─── EXTRACTED ENTRIES ───
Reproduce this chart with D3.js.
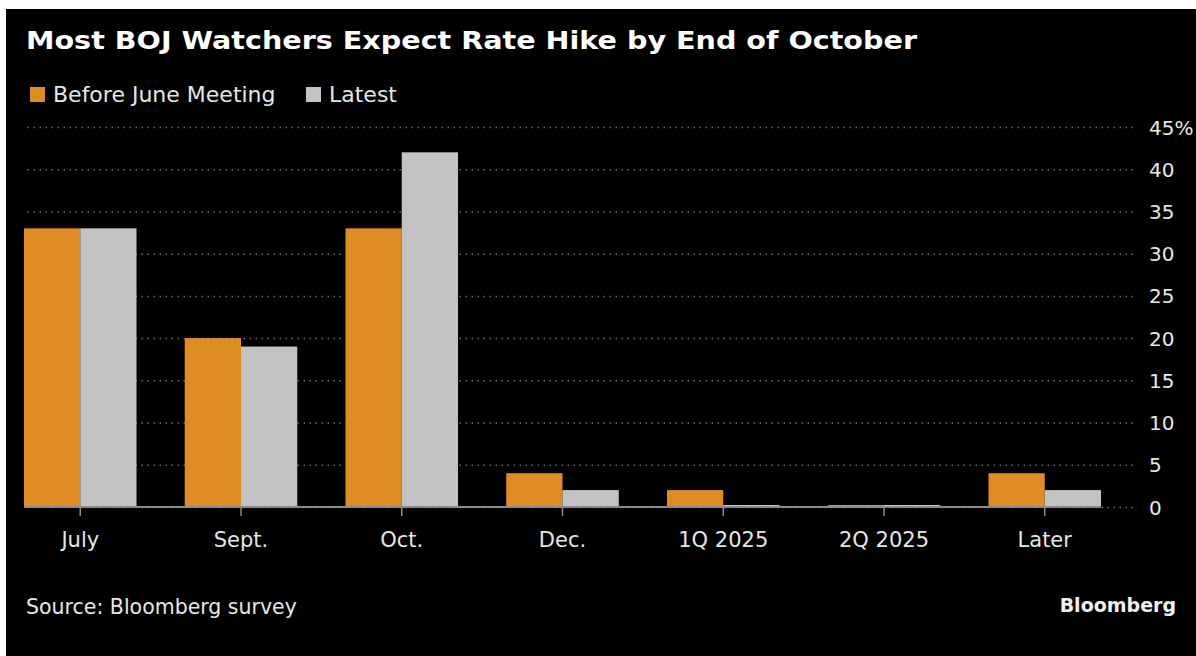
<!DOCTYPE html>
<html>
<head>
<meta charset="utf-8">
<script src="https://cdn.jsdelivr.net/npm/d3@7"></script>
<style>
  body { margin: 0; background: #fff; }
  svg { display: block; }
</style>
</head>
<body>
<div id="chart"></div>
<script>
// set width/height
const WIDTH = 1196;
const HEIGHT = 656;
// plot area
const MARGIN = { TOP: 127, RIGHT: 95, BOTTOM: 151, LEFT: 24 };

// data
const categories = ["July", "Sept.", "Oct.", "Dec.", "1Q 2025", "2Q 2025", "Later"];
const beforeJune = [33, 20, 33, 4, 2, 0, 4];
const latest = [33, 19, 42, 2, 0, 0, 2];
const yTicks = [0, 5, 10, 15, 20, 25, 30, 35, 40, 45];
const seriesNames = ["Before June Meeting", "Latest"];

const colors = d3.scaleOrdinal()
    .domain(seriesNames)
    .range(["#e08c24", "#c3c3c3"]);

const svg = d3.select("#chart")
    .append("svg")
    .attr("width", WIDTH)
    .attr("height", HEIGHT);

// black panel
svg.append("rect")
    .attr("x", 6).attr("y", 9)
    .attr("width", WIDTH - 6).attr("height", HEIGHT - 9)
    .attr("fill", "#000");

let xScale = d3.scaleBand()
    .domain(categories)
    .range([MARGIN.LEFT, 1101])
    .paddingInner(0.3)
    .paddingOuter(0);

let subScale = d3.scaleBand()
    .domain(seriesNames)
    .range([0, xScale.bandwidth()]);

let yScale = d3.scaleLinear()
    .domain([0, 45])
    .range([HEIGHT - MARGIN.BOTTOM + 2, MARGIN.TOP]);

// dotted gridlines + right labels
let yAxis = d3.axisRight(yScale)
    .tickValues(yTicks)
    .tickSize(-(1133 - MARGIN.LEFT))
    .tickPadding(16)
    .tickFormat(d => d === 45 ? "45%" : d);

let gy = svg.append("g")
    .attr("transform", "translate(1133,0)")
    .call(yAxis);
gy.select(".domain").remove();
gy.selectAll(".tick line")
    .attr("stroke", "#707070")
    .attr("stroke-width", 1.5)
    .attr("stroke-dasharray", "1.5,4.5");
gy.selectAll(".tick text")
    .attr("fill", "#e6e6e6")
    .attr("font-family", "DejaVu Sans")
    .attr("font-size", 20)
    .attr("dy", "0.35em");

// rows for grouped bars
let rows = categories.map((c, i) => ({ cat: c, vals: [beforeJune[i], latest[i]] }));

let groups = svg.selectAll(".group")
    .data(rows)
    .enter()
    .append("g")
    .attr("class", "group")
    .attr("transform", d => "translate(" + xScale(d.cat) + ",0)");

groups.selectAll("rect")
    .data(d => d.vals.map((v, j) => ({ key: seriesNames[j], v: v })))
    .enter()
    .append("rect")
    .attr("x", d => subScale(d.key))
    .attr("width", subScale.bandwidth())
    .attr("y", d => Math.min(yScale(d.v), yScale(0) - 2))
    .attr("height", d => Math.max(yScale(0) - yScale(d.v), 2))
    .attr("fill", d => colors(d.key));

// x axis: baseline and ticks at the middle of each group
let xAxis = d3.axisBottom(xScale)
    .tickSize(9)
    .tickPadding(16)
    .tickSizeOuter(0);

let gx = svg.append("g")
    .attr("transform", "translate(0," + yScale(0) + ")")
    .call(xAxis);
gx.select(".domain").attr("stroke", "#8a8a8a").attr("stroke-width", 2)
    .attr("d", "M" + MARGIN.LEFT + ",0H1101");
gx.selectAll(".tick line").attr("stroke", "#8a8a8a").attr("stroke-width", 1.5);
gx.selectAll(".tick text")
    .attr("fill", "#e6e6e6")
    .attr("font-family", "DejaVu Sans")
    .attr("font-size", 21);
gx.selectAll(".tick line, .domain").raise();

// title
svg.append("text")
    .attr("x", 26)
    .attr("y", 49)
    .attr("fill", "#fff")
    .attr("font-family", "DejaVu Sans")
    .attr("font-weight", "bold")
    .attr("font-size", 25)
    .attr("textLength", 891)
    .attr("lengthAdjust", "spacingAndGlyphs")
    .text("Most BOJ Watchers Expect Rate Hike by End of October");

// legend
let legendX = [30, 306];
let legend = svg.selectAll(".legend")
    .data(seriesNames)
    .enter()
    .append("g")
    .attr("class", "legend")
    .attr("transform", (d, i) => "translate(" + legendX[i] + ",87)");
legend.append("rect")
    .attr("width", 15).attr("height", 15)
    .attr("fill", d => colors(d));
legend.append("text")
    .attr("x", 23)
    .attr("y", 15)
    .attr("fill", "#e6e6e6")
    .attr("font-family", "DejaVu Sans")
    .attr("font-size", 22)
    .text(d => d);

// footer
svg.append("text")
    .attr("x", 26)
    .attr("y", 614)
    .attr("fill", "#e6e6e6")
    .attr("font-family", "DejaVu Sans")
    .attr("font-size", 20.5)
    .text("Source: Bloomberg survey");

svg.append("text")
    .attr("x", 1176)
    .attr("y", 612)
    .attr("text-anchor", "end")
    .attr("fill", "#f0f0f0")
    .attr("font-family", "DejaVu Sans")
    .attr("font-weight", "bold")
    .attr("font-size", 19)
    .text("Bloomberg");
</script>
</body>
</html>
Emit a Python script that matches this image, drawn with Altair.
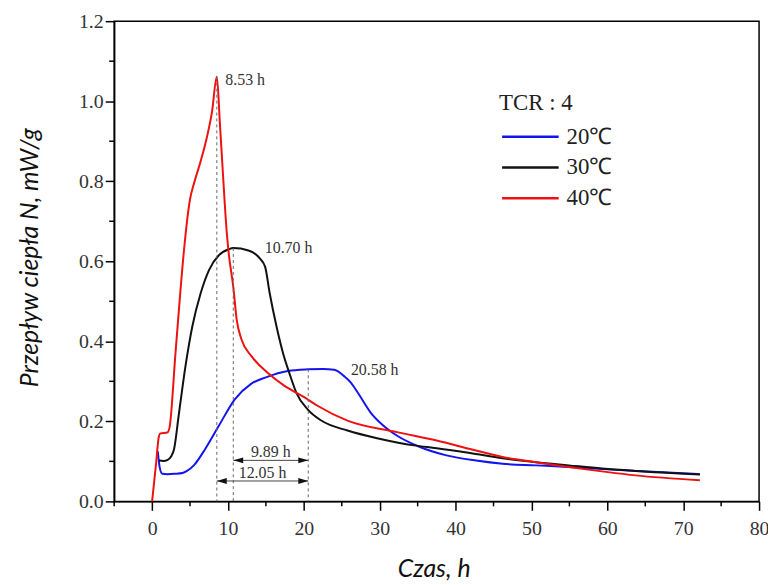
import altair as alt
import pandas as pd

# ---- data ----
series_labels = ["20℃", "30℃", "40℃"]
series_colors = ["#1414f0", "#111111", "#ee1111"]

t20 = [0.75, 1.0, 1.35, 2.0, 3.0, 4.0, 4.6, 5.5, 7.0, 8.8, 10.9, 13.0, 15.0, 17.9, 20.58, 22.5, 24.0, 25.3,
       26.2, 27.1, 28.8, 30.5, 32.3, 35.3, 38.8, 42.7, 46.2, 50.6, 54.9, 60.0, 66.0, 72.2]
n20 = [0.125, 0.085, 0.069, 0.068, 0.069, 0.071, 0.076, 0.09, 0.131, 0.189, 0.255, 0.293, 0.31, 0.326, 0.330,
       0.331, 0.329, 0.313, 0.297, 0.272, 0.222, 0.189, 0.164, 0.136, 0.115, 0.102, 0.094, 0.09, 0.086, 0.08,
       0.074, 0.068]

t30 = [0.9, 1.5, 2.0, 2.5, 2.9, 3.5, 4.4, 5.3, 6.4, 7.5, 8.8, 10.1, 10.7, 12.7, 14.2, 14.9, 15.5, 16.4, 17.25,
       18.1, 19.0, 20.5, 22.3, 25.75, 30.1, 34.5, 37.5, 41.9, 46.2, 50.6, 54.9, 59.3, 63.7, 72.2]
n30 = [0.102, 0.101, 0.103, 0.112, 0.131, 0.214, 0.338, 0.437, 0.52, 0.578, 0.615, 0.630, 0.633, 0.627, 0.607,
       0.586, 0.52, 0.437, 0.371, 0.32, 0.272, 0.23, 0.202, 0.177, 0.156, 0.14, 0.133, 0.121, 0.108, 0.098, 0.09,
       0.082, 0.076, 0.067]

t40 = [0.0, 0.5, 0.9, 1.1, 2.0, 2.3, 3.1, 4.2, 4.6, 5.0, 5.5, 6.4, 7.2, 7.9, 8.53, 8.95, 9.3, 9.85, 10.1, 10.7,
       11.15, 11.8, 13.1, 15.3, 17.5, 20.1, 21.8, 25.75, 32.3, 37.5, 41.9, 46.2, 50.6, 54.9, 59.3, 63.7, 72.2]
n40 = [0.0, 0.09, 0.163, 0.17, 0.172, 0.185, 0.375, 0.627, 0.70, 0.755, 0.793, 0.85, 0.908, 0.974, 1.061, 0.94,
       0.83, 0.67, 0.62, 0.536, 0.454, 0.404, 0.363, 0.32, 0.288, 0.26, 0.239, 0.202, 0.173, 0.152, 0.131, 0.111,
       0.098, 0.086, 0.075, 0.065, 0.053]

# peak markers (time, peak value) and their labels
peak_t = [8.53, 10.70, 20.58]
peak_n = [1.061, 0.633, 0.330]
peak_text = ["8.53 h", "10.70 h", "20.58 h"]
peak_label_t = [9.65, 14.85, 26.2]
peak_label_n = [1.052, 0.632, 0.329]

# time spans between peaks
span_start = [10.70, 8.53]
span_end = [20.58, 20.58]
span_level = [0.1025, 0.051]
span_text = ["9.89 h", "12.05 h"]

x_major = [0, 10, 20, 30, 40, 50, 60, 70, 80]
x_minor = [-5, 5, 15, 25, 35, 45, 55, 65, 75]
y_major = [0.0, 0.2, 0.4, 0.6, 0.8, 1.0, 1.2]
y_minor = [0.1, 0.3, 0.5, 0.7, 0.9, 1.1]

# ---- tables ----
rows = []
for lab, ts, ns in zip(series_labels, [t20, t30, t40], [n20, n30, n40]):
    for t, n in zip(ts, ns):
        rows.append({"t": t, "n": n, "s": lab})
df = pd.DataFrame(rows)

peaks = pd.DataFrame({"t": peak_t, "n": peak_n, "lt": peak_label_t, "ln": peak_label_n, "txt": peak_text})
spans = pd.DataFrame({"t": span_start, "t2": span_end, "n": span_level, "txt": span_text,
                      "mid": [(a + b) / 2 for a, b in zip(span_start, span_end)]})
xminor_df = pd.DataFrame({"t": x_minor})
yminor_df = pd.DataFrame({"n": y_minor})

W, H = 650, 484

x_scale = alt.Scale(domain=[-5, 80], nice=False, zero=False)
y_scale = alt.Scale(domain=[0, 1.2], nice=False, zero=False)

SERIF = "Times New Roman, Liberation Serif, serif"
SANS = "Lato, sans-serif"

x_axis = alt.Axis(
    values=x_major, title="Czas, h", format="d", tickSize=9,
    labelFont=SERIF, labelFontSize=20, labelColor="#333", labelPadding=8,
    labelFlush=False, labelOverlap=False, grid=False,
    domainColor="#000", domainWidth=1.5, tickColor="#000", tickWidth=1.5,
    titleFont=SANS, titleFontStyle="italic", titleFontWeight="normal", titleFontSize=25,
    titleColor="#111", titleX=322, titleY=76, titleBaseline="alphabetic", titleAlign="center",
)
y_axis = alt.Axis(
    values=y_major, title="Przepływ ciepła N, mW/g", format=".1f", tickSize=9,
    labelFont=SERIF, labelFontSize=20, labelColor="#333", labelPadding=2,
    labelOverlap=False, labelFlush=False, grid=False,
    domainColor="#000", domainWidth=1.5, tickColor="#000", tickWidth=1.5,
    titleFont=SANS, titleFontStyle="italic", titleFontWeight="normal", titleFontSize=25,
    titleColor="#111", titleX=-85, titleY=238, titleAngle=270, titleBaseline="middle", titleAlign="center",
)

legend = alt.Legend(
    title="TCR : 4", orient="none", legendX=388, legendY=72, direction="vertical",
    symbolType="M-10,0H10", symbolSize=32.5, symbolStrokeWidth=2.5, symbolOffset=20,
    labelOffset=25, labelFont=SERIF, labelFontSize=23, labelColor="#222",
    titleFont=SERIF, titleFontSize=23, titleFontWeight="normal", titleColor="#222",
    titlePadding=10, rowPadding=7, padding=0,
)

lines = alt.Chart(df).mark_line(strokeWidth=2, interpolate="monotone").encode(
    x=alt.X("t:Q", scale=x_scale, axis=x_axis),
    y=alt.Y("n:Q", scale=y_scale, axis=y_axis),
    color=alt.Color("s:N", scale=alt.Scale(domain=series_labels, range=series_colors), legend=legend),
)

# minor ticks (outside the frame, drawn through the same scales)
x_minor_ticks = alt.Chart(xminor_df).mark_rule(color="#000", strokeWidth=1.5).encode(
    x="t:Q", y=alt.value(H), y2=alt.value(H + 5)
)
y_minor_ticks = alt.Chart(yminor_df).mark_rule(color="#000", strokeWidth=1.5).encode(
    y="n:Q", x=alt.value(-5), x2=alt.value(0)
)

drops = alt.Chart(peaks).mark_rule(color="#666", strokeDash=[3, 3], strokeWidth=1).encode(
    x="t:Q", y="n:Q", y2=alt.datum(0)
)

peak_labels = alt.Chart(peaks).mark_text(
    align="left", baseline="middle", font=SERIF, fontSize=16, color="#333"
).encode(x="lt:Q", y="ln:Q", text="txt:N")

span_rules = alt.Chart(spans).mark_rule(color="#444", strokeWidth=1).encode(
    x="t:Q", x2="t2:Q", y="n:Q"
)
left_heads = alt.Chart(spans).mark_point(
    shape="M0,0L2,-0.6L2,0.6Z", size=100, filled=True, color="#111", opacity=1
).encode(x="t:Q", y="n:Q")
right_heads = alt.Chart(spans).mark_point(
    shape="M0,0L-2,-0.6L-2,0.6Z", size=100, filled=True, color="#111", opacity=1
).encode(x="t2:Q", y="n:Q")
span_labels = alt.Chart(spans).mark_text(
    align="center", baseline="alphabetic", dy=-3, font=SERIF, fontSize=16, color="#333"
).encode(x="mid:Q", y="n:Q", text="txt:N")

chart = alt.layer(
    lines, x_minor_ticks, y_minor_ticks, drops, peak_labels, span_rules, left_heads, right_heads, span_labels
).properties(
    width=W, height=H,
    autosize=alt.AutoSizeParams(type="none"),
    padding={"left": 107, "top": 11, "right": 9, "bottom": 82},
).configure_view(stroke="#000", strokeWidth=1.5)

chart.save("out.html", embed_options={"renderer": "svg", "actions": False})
───
Which lines hold the word "drawn"? Copy every one of them.

WRITTEN REPLY:
Emit a Python script that matches this image, drawn with Altair.
# minor ticks (outside the frame, drawn through the same scales)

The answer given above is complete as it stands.